A new integrated neurosymbolic approach for crop-yield prediction using environmental data and satellite imagery at field scale

Abstract

Crop-yield is a crucial metric in agriculture, essential for effective sector management and improving the overall production process. This indicator is heavily influenced by numerous environmental factors, particularly those related to soil and climate, which present a challenging task due to the complex interactions involved. In this paper, we introduce a novel integrated neurosymbolic framework that combines knowledge-based approaches with sensor data for crop-yield prediction. This framework merges predictions from vectors generated by modeling environmental factors using a newly developed ontology focused on key elements and evaluates this ontology using quantitative methods, specifically representation learning techniques, along with predictions derived from remote sensing imagery. We tested our proposed methodology on a public dataset centered on corn, aiming to predict crop-yield.
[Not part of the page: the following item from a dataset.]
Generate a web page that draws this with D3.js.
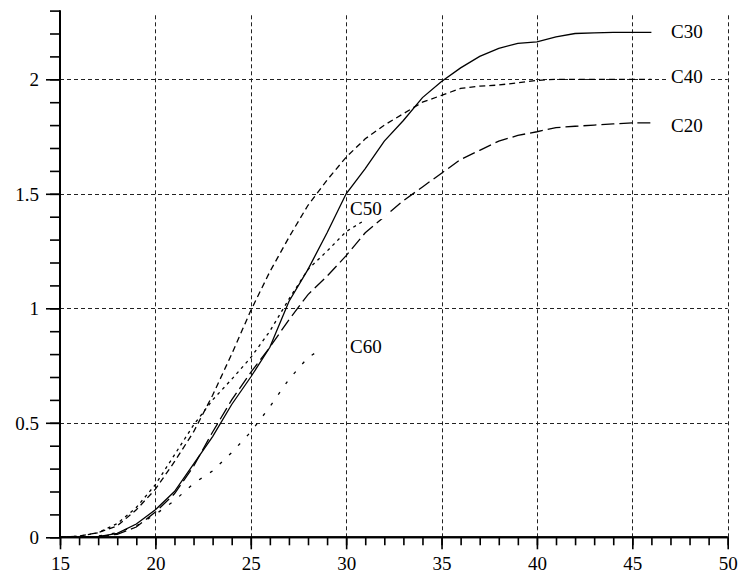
<!DOCTYPE html>
<html>
<head>
<meta charset="utf-8">
<script src="https://cdn.jsdelivr.net/npm/d3@7"></script>
<style>
  html, body { margin: 0; padding: 0; background: #fff; }
  svg { display: block; }
</style>
</head>
<body>
<svg id="chart" width="738" height="575" font-family="Liberation Serif, Times New Roman, serif" font-size="19">
</svg>
<script>
// ---- data ----
const xFull = [15,16,17,18,19,20,21,22,23,24,25,26,27,28,29,30,31,32,33,34,35,36,37,38,39,40,41,42,43,44,45,46];
const c30 = [0,0,0.003,0.017,0.058,0.12,0.2,0.32,0.44,0.58,0.70,0.83,1.03,1.17,1.33,1.5,1.61,1.73,1.82,1.92,1.99,2.05,2.10,2.135,2.157,2.163,2.185,2.2,2.203,2.205,2.205,2.205];
const c40 = [0,0.005,0.02,0.05,0.12,0.21,0.33,0.46,0.62,0.80,0.99,1.16,1.31,1.45,1.56,1.66,1.74,1.80,1.85,1.90,1.93,1.96,1.97,1.975,1.985,1.995,2.0,2.0,2.0,2.0,2.0,2.0];
const c20 = [0,0,0.003,0.013,0.045,0.11,0.19,0.31,0.46,0.60,0.72,0.83,0.95,1.06,1.14,1.23,1.33,1.40,1.47,1.53,1.59,1.65,1.69,1.73,1.755,1.771,1.789,1.795,1.80,1.805,1.81,1.81];
const xC50 = [15,16,17,18,19,20,21,22,23,24,25,26,27,28,29,30,31];
const c50 = [0,0.005,0.02,0.06,0.13,0.23,0.36,0.49,0.60,0.69,0.785,0.90,1.04,1.17,1.25,1.335,1.386];
const xC60 = [15,16,17,18,19,20,21,22,23,24,25,26,27,28,28.4];
const c60 = [0,0,0.005,0.02,0.05,0.10,0.16,0.235,0.29,0.37,0.46,0.57,0.69,0.785,0.806];

const seriesNames = ["C30","C40","C20","C50","C60"];
// label anchor in data units (x, y of baseline)
const labelX = [47.03, 47.03, 47.03, 30.2, 30.2];
const labelY = [2.182, 1.983, 1.769, 1.407, 0.803];

const xMajor = [15,20,25,30,35,40,45,50];
const yMajor = [0,0.5,1,1.5,2];
const yMajorLabels = ["0","0.5","1","1.5","2"];

// ---- drawing ----
const FONT = "Liberation Serif, Times New Roman, serif";
const svg = d3.select("#chart");
const x = d3.scaleLinear().domain([15,50]).range([60,727.7]);
const y = d3.scaleLinear().domain([0,2.3]).range([537.3,10.6]);

// grid
const grid = svg.append("g").attr("stroke","#222").attr("stroke-width",1).attr("stroke-dasharray","4,3");
grid.selectAll("line.v").data(xMajor.filter(d => d > 15)).join("line")
  .attr("x1", d => Math.round(x(d)) + 0.5).attr("x2", d => Math.round(x(d)) + 0.5)
  .attr("y1", y(0)).attr("y2", y(2.3) + 2);
grid.selectAll("line.h").data(yMajor.filter(d => d > 0)).join("line")
  .attr("y1", d => Math.round(y(d)) + 0.5).attr("y2", d => Math.round(y(d)) + 0.5)
  .attr("x1", x(15)).attr("x2", x(50));

// series
const styles = {
  C30: { dash: null },
  C40: { dash: "6,4" },
  C20: { dash: "13,5" },
  C50: { dash: "3,4" },
  C60: { dash: "3,10" }
};
const seriesData = {
  C30: xFull.map((d,i) => [d, c30[i]]),
  C40: xFull.map((d,i) => [d, c40[i]]),
  C20: xFull.map((d,i) => [d, c20[i]]),
  C50: xC50.map((d,i) => [d, c50[i]]),
  C60: xC60.map((d,i) => [d, c60[i]])
};
const line = d3.line().x(d => x(d[0])).y(d => y(d[1]));
seriesNames.forEach(name => {
  svg.append("path").datum(seriesData[name])
    .attr("fill","none").attr("stroke","#000").attr("stroke-width",1.3)
    .attr("stroke-dasharray", styles[name].dash)
    .attr("d", line);
});

// labels
const labelG = svg.append("g");
labelG.selectAll("rect").data(seriesNames).join("rect")
  .attr("x", (d,i) => x(labelX[i]) - 3).attr("y", (d,i) => y(labelY[i]) - 14)
  .attr("width", 40).attr("height", 18).attr("fill", "#fff");
labelG.selectAll("text").data(seriesNames).join("text")
  .attr("x", (d,i) => x(labelX[i])).attr("y", (d,i) => y(labelY[i]))
  .attr("font-family", FONT).attr("font-size", 19).attr("fill", "#000")
  .text(d => d);

// x axis
const xMinorAxis = d3.axisBottom(x).tickValues(d3.range(15,51)).tickSize(8).tickFormat("");
const xMajorAxis = d3.axisBottom(x).tickValues(xMajor).tickSize(12).tickPadding(9).tickFormat(d3.format("d"));
const gxm = svg.append("g").attr("transform", `translate(0,${y(0)})`).call(xMinorAxis);
const gx = svg.append("g").attr("transform", `translate(0,${y(0)})`).call(xMajorAxis);
// y axis
const yMinorAxis = d3.axisLeft(y).tickValues(d3.range(0,24).map(d => d/10)).tickSize(10).tickFormat("");
const yMajorAxis = d3.axisLeft(y).tickValues(yMajor).tickSize(14).tickPadding(7).tickFormat((d,i) => yMajorLabels[i]);
const gym = svg.append("g").attr("transform", `translate(${x(15)},0)`).call(yMinorAxis);
const gy = svg.append("g").attr("transform", `translate(${x(15)},0)`).call(yMajorAxis);

[gxm, gx, gym, gy].forEach(g => {
  g.attr("font-family", FONT).attr("font-size", 19);
  g.selectAll(".domain").attr("stroke","#000").attr("stroke-width",2);
  g.selectAll(".tick line").attr("stroke","#000").attr("stroke-width",1.6);
  g.selectAll("text").attr("font-family", FONT).attr("font-size", 19).attr("fill","#000");
});
// explicit baselines for tick labels
gx.selectAll(".tick text").attr("dy", null).attr("y", 33.2);
gy.selectAll(".tick text").attr("dy", null).attr("y", 6.5);
gxm.select(".domain").attr("d", `M${x(15)},0H${x(50)}`);
gx.select(".domain").attr("d", `M${x(15)},0H${x(50)}`);
gym.select(".domain").attr("d", `M0,${y(0)}V${y(2.3)}`);
gy.select(".domain").attr("d", `M0,${y(0)}V${y(2.3)}`);
</script>
</body>
</html>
Our developed smart model achieved promising results in terms of crop-yield prediction, with a root mean squared error (RMSE) of 1.72, outperforming the baseline models. The ontology-based approach achieved an RMSE of 1.73, while the remote sensing-based method yielded an RMSE of 1.77. This confirms the superior performance of our proposed approach over those using single modalities. This integrated neurosymbolic approach demonstrates that the fusion of statistical and symbolic artificial intelligence (AI) represents a significant advancement in agricultural applications. It is particularly effective for crop-yield prediction at the field scale, thus facilitating more informed decision-making in advanced agricultural practices. Additionally, it is acknowledged that results might be further improved by incorporating more detailed ontological knowledge and testing the model with higher-resolution imagery to enhance prediction accuracy.